Knockdown of Drosophila actinin in nephrocytes results in decreased ND length and reduced filtration function. (a) Electron micrograph depicting a wild-type nephrocyte. Scale bars indicate 5 μm in A’ and 500 nm in A’’ (b) Protein alignment of the N-terminal actin-binding domain of human ACTN4 and Drosophila actinin. Highlighted are amino acids known to be causative of monogenic nephrotic syndrome. Actinin shares 68.83% overall identity with ACTN4, the actin-binding domain of the 2 proteins shares 78.8% identity. (c,d) Representative micrographs of nephrocytes stained with (c) anti-Pyd and (d) quantification of the ND length. Nephrocytes derived from either control larvae, or larvae with nephrocyte-specific knockdown of actinin (ACTN), by using 2 different UAS-RNAi-lines (actn-RNAi1 and actn-RNAi2). Compared with control nephrocytes, the ND length of actn-depleted nephrocytes is significantly reduced (gray dots show all nephrocytes measured, green dots represent means of n = 3 independent experiments performed in 3 experimental crossings, error bars indicate SD, ∗∗P < 0.01, ∗∗∗P < 0.001, one-way ANOVA with Tukey’s post hoc test). (e,f) Representative micrographs of nephrocytes subjected to (e) FITC-albumin tracer and (f) quantification of fluorescence intensity as a measure of uptake capacity. Control and ACTN knockdown nephrocytes were incubated in 0.2 mg/ml FITC-albumin solution for 30 seconds, and fluorescence intensity was quantified using Fiji. The data are presented as normalized to control levels.
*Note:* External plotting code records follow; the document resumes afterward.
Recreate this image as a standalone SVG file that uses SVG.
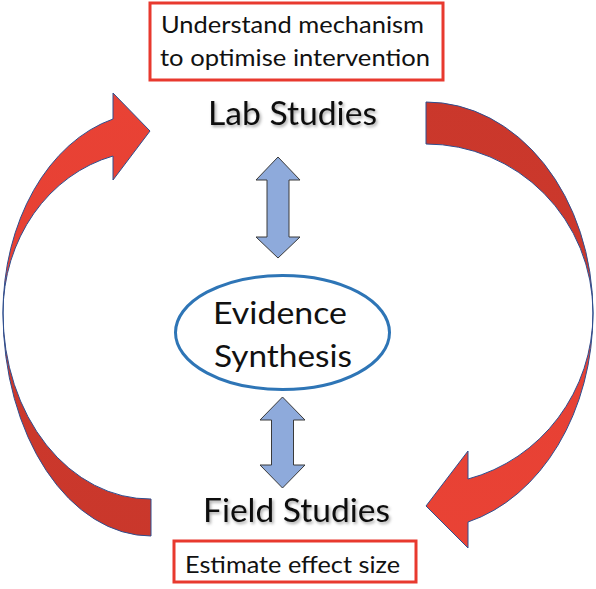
<svg xmlns="http://www.w3.org/2000/svg" width="596" height="589" viewBox="0 0 596 589">
<style>
  .t { font-family: Lato, "Liberation Sans", sans-serif; fill: #111; }
  .box { fill: #fff; stroke: #E8392E; stroke-width: 3; }
  .red { stroke: #2F4F8F; stroke-width: 1; stroke-linejoin: miter; }
  .blue { fill: #8EAADB; stroke: #3a3a3a; stroke-width: 1; }
</style>
<defs>
  <linearGradient id="gl" gradientUnits="userSpaceOnUse" x1="0" y1="0" x2="0" y2="589">
    <stop offset="0" stop-color="#EA4335"/>
    <stop offset="0.52" stop-color="#E64034"/>
    <stop offset="0.6" stop-color="#CC382C"/>
    <stop offset="1" stop-color="#C9372B"/>
  </linearGradient>
  <linearGradient id="gr" gradientUnits="userSpaceOnUse" x1="0" y1="0" x2="0" y2="589">
    <stop offset="0" stop-color="#C9372B"/>
    <stop offset="0.48" stop-color="#CC382C"/>
    <stop offset="0.58" stop-color="#E64034"/>
    <stop offset="1" stop-color="#EA4335"/>
  </linearGradient>
  <filter id="sh" x="-10%" y="-20%" width="130%" height="160%">
    <feDropShadow dx="1.5" dy="2" stdDeviation="1.5" flood-color="#000" flood-opacity="0.35"/>
  </filter>
</defs>

<g id="connectors">
  <path id="arrow-left" class="red" fill="url(#gl)" d="M113,119 L113,93 L150,131 L113,180 L113,156 A147 162 0 0 0 3,313 A147 186 0 0 0 151,499 L151,536 A148 223 0 0 1 3,313 A147 200 0 0 1 113,119 Z"/>
  <path id="arrow-right" class="red" fill="url(#gr)" d="M426,102 A167 211 0 0 1 593,313 A167 216 0 0 1 468,522 L468,548 L426,506 L468,451 L468,479 A167 171.5 0 0 0 593,313 A167 169 0 0 0 426,144 Z"/>
  <path id="arrow-lab-evidence" class="blue" d="M278,157 L300,180 L289,180 L289,237 L300,237 L278,258 L256,237 L267,237 L267,180 L256,180 Z"/>
  <path id="arrow-evidence-field" class="blue" d="M282.5,397 L305,420 L293.5,420 L293.5,465 L305,465 L282.5,488 L260,465 L271.5,465 L271.5,420 L260,420 Z"/>
</g>

<g id="note-top">
  <rect class="box" x="150" y="3" width="293" height="77"/>
  <text class="t" x="161" y="33" font-size="24" textLength="263" lengthAdjust="spacingAndGlyphs">Understand mechanism</text>
  <text class="t" x="160" y="66" font-size="24" textLength="270" lengthAdjust="spacingAndGlyphs">to optimise intervention</text>
</g>

<g id="lab-studies">
  <text class="t" x="208" y="125" font-size="33" textLength="169" lengthAdjust="spacingAndGlyphs" filter="url(#sh)">Lab Studies</text>
</g>

<g id="evidence-synthesis">
  <ellipse cx="282.5" cy="332.5" rx="107" ry="57" fill="#fff" stroke="#2E75B6" stroke-width="3"/>
  <text class="t" x="213" y="324" font-size="31" textLength="134" lengthAdjust="spacingAndGlyphs">Evidence</text>
  <text class="t" x="214" y="367" font-size="31" textLength="138" lengthAdjust="spacingAndGlyphs">Synthesis</text>
</g>

<g id="field-studies">
  <text class="t" x="203" y="522" font-size="33" textLength="187" lengthAdjust="spacingAndGlyphs" filter="url(#sh)">Field Studies</text>
</g>

<g id="note-bottom">
  <rect class="box" x="174" y="541" width="242" height="41"/>
  <text class="t" x="185" y="573" font-size="24" textLength="215" lengthAdjust="spacingAndGlyphs">Estimate effect size</text>
</g>
</svg>
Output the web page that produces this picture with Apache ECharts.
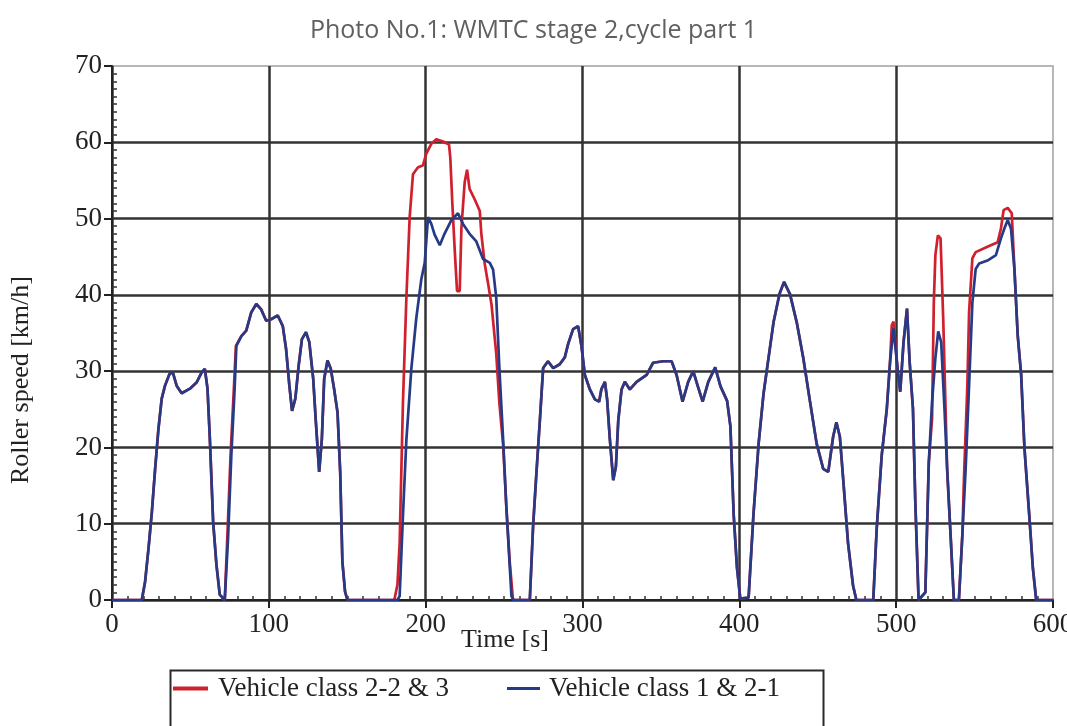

Both, actn-RNAi1 and actn-RNAi2 nephrocytes show a significantly reduced capacity of FITC-albumin uptake with respect to control nephrocytes, indicating severe filtration defects (gray dots show all nephrocytes measured, green dots indicate means of n = 3 independent experiments performed in 3 experimental crossings, error bars indicate SD, ∗∗P < 0.01, ∗∗∗∗P < 0.0001, one-way ANOVA with Tukey’s post hoc test). Scale bars indicate 5 μm in (c) and 25 μm in (f). FITC, fluorescein isothiocyanate; ND, nephrocyte diaphragm; Pyd, polychaetoid; RNAi, RNA interference.

Figure 5

hACTN4-M240T reexpression does not ameliorate actinin knockdown–associated phenotypes. (a,b) Representative micrographs of nephrocytes stained with (a) anti-Pyd and (b) quantification of the ND length. Nephrocytes derived from either control larvae, larvae with nephrocyte-specific knockdown of actinin (actn-RNAi2) as well as larvae reexpressing the indicated hACTN4-variant in the knockdown background. hACTN4-WT is able to partially rescue the actinin knockdown–associated reduction in ND length, whereas reexpression of hACTN-M240T does not lead to increased ND length. This is also true for FSGS-associated mutations FSGS-W59R and FSGS-K255E (gray dots indicate all nephrocytes measured, green dots show means of n = 3 independent experiments performed in 3 experimental crossings, error bars indicate SD, ∗∗∗P < 0.001, ∗P < 0.05, one-way analysis of variance with Tukey’s post hoc test). (c,d) Representative micrographs of nephrocytes subjected to (c) FITC-albumin tracer and (d) quantification of fluorescence intensity as a measure of uptake capacity. Nephrocytes were incubated in 0.2 mg/ml FITC-albumin solution for 30 seconds, and fluorescence intensity was quantified using Fiji. The data are presented as normalized to control levels. Reexpression of hACTN4-WT also leads to a significant increase in tracer uptake capacity, compared with hACTN4-M240T, hACTN4-W59R, and hACTN4-K255E, where a rescue of actinin knockdown–associated reduction of tracer uptake cannot be observed (gray dots indicate all nephrocytes measured, green dots show means of n = 3 independent experiments performed in 3 experimental crossings, error bars indicate SD, ∗∗∗P < 0.001, ∗∗∗∗P < 0.0001, one-way analysis of variance with Tukey’s post hoc test). Scale bars indicate 5 μm in (a) and 25 μm in (c). FITC, fluorescein isothiocyanate; ND, nephrocyte diaphragm; Pyd, polychaetoid; WT, wild-type.